More Than 10,000 Scientists Sign Barrington Declaration Petition Saying Current COVID Lockdowns are 'Producing Devastating Effects'

Over 10,000 scientists have signed the Great Barrington Declaration, a petition that suggests that COVID-19 lockdowns are "producing devastating effects on short and long-term public health."

The Great Barrington Declaration, which is named after the town in Massachusetts that it was signed in, currently has signatures from 10,233 medical and public health scientists, 27,860 medical practitioners and 504,875 concerned citizens.

The number of signatures the declaration has received is an increase from October 7, when it had signatures from at least 2,826 medical and public health scientists, 3,794 medical practitioners and more than 60,000 members of the general public.

The petition's co-authors include Dr. Martin Kulldorff, a professor of medicine at Harvard University, Dr. Sunetra Gupta, a professor at Oxford University, and an epidemiologist with expertise in immunology, vaccine development, and mathematical modeling of infectious diseases and Dr. Jay Bhattacharya, a professor at Stanford University Medical School.

As the petition begins, the authors explain that "As infectious disease epidemiologists and public health scientists we have grave concerns about the damaging physical and mental health impacts of the prevailing COVID-19 policies," and note that they recommend an approach called "Focus Protection."

"Coming from both the left and right, and around the world, we have devoted our careers to protecting people. Current lockdown policies are producing devastating effects on short and long-term public health," the petition states.

According to the petition, the authors believe that the current lockdowns—put in place to mitigate the spread of the novel coronavirus—have caused "lower childhood vaccination rates, worsening cardiovascular disease outcomes, fewer cancer screenings and deteriorating mental health" which are leading to a greater excess mortality rate in the near future.

Coronavirus Lockdowns
A demonstrator holds a sign at the Virginia State Capitol on April 16, 2020 in Richmond, Virginia. Zach Gibson/Getty

"As immunity builds in the population, the risk of infection to all—including the vulnerable—falls. We know that all populations will eventually reach herd immunity," the petition states. "Our goal should therefore be to minimize mortality and social harm until we reach herd immunity."

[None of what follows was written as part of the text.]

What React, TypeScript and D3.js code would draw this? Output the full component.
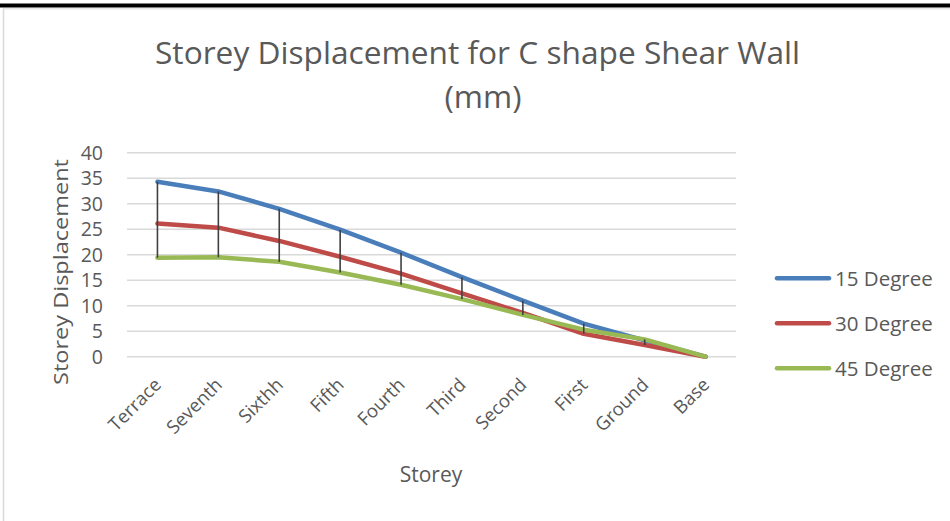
import React from "react";
import * as d3 from "d3";

const categories = ["Terrace", "Seventh", "Sixthh", "Fifth", "Fourth", "Third", "Second", "First", "Ground", "Base"];
const deg15 = [34.3, 32.4, 29.0, 24.9, 20.4, 15.6, 11.0, 6.5, 3.2, 0];
const deg30 = [26.1, 25.3, 22.7, 19.6, 16.3, 12.4, 8.6, 4.5, 2.3, 0];
const deg45 = [19.4, 19.5, 18.6, 16.5, 14.1, 11.3, 8.2, 5.3, 3.4, 0];
const seriesNames = ["15 Degree", "30 Degree", "45 Degree"];
const yTicks = [0, 5, 10, 15, 20, 25, 30, 35, 40];

const W = 950;
const H = 521;
const FONT = "'Open Sans', 'Noto Sans', sans-serif";
const TXT = "#595959";
const COLORS = ["#4A7EBB", "#BE4B48", "#98B954"];

export default function App() {
  const series = [deg15, deg30, deg45];
  const x = d3.scaleBand<string>().domain(categories).range([127, 736]).padding(0);
  const y = d3.scaleLinear().domain([0, 40]).range([356.7, 152.7]);
  const cx = (c: string) => (x(c) as number) + x.bandwidth() / 2;
  const line = d3
    .line<number>()
    .x((_, i) => cx(categories[i]))
    .y((d) => y(d));

  return (
    <svg
      width={W}
      height={H}
      style={{ position: "absolute", left: 0, top: 0, background: "#fff" }}
      fontFamily={FONT}
    >
      <rect x={0} y={0} width={W} height={H} fill="#fff" />
      {/* outer frame */}
      <rect x={0} y={3.5} width={W} height={4} fill="#000" />
      <line x1={3.5} x2={3.5} y1={8} y2={H} stroke="#D9D9D9" strokeWidth={1.5} />
      <line x1={3.5} x2={W} y1={8.75} y2={8.75} stroke="#E6E6E6" strokeWidth={1.5} />

      {/* title */}
      <text x={477.5} y={64} textAnchor="middle" fontSize={31.5} fill={TXT} textLength={645} lengthAdjust="spacingAndGlyphs">
        Storey Displacement for C shape Shear Wall
      </text>
      <text x={483} y={108} textAnchor="middle" fontSize={31.5} fill={TXT}>
        (mm)
      </text>

      {/* gridlines */}
      {yTicks.map((t) => (
        <line key={t} x1={127} x2={736} y1={y(t)} y2={y(t)} stroke="#D9D9D9" strokeWidth={1.5} />
      ))}

      {/* y tick labels */}
      {yTicks.map((t) => (
        <text key={t} x={103} y={y(t)} dy="0.36em" textAnchor="end" fontSize={19.5} fill={TXT}>
          {t}
        </text>
      ))}

      {/* y axis title */}
      <text
        transform={`translate(68,272) rotate(-90)`}
        textAnchor="middle"
        fontSize={20.5}
        fill={TXT}
        textLength={226}
        lengthAdjust="spacingAndGlyphs"
      >
        Storey Displacement
      </text>

      {/* x tick labels */}
      {categories.map((c) => (
        <text
          key={c}
          transform={`translate(${cx(c) + 5},${386}) rotate(-45)`}
          textAnchor="end"
          fontSize={18.5}
          fill={TXT}
        >
          {c}
        </text>
      ))}

      {/* x axis title */}
      <text x={431} y={482} textAnchor="middle" fontSize={21} fill={TXT}>
        Storey
      </text>

      {/* series lines */}
      {series.map((s, i) => (
        <path
          key={i}
          d={line(s) as string}
          fill="none"
          stroke={COLORS[i]}
          strokeWidth={4.5}
          strokeLinecap="round"
          strokeLinejoin="round"
        />
      ))}

      {/* high-low lines */}
      {categories.map((c, i) => {
        const vals = series.map((s) => s[i]);
        const hi = d3.max(vals) as number;
        const lo = d3.min(vals) as number;
        if (hi - lo < 0.01) return null;
        return (
          <line key={c} x1={cx(c)} x2={cx(c)} y1={y(hi)} y2={y(lo)} stroke="#404040" strokeWidth={1.6} />
        );
      })}

      {/* legend */}
      {seriesNames.map((n, i) => {
        const ly = 278.3 + i * 45;
        return (
          <g key={n}>
            <line x1={777} x2={829} y1={ly} y2={ly} stroke={COLORS[i]} strokeWidth={4.5} strokeLinecap="round" />
            <text x={835} y={ly} dy="0.36em" fontSize={20.5} fill={TXT}>
              {n}
            </text>
          </g>
        );
      })}
    </svg>
  );
}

While the petition states that "adopting measures to protect the vulnerable should be the central aim of public health responses to COVID-19," it also notes that "those who are not vulnerable should immediately be allowed to resume life as normal."

Despite the declaration suggesting that mortality and social harm should be minimized until herd immunity is reached, one of the co-authors, Dr. Martin Kulldorff, previously told Newsweek via email, that they "are not advocating a 'herd immunity strategy'."

"Herd immunity is not a strategy, but a scientifically proven phenomena, just like gravity, and you would not say that an airplane pilot is using a 'gravity strategy' to land a plane. No matter what strategy is used, we will reach herd immunity sooner or later, just as an airplane will reach the ground one way or another," Kulldorff said.

Dr. Jay Bhattacharya, another co-author also told Newsweek that "In our letter, we are calling for a focused protection plan that uses our considerable resources to protect the vulnerable (specifically older people and others who face a high risk of dying should they become infected), while lifting the general lockdown on people who face a very low mortality risk from COVID-19 infection."

Newsweek reached out to Dr. Sunera Gupta for comment but did not receive a response in time for publication.